Info

Date: June 4, 2026

Time: 6.30 pm - 8.30 pm

Duration: 6 weeks

Level: Advanced | Intermediate |

Cost: €200 (€180 Members)

Location: Online

This course will take place online on Thursdays for 6 weeks (6 sessions total)

Course Summary

This six-week online course is designed for experienced short story writers who are interested in pushing beyond conventional narrative expectations and deepening their approach to form as a means to create meaning. We will explore unreliable narration, voice, plus the uses of  constraints and techniques such as repetition, fragmentation, and endings that resist easy resolution. Through close reading, discussion, writing exercises and optional assignments, participants will develop ways of shaping stories in which tension arises not only through plot, but through structure, voice, and design.


Course Outline

Session 1: The Unknown Self

Not all unreliable narrators are liars. Sometimes the narrator is sincere, but does not fully understand themselves, their motives, or what is really happening around them. This session explores narration when perspective is shaped by wishful thinking, emotional blindness, self-deception or other internal limitations.

Session 2: The Performed Self

Some stories are told for an audience, by narrators who are consciously or unconsciously shaping how they are perceived. This session focuses on performance, self-curation, confession, testimony and other forms of performative narration.

Session 3: The Unexamined Self

Readers may feel unsettled when the narrator’s worldview or judgement, or the text, clashes with conventional norms which are socially or morally transgressive.

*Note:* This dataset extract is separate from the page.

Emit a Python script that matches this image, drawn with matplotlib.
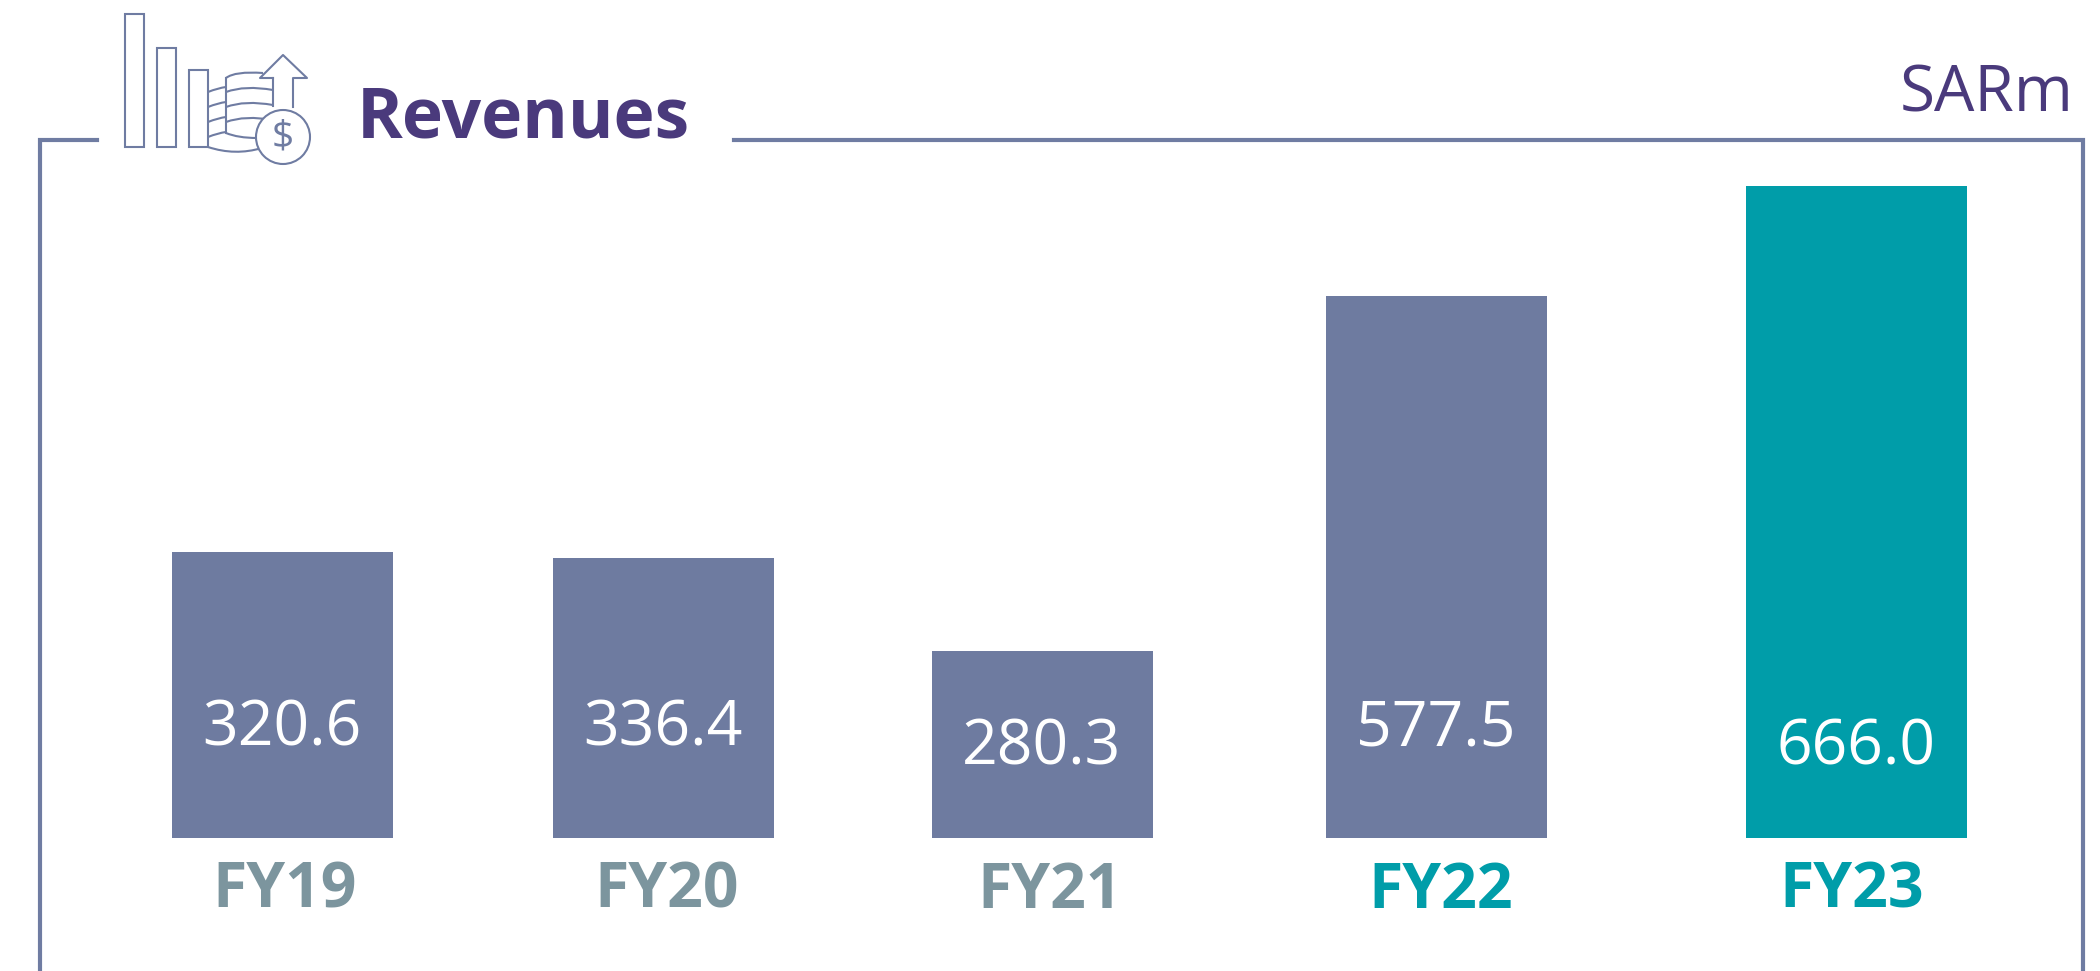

This session explores moral, ideological, and structural forms of unreliability, where the form or framing destabilises certainty.

Session 4: Constraint as Creative Pressure

This session introduces both visible and hidden constraints as narrative tools. We will explore how formal rules and limitations can sharpen choices, intensify language, and open unexpected paths.

Session 5: Pattern, Repetition, and Return

Stories can use repetition, variation, and structural echo to create tension, rhythm, and meaning. This session examines how refrains, return, circular forms, and mirroring structures underpin the architecture of a story and generate meaning.

Session 6: When Form Becomes Meaning

This final session explores ways in which a writer’s choices in the design of endings are central to a story’s meaning. Such endings may resist resolution or certainty in interpretation, moving beyond revelation or closure to create open or unstable conclusions.

 


Course Outcomes

  1. Analyse different forms of unreliable narration and their impact on reader perception.
  2. Create a first-person narrator whose reliability is compromised by limitation, self-deception, or selective awareness.
  3. Construct a narrative voice shaped by audience awareness or performance.
  4. Use at least two distinct types of narrative constraint in the planning/ drafting of a story.
  5. Use repetition, variation, or structural echo to shape rhythm, tension, or theme in a story.
  6. Discuss  how far narrative form contributes to meaning in a variety of contexts.
  7. Produce at least one complete short story draft that integrates either unreliable narration or formal constraint as a central strategy
  8. Practise giving and receiving constructive feedback in a workshop format.

Liz McSkeane is a writer and publisher. She has one collection of short stories, two novels and four collections of poetry. In 1999 she was overall winner of the Hennessy New Irish Writer of the Year Award for her poetry. Her first novel Canticle was joint winner in the 2016 Irish Writers’ Centre Novel Fair. Her second novel, Aftershock, was published in October, 2025. Liz is founder and Director of Turas Press.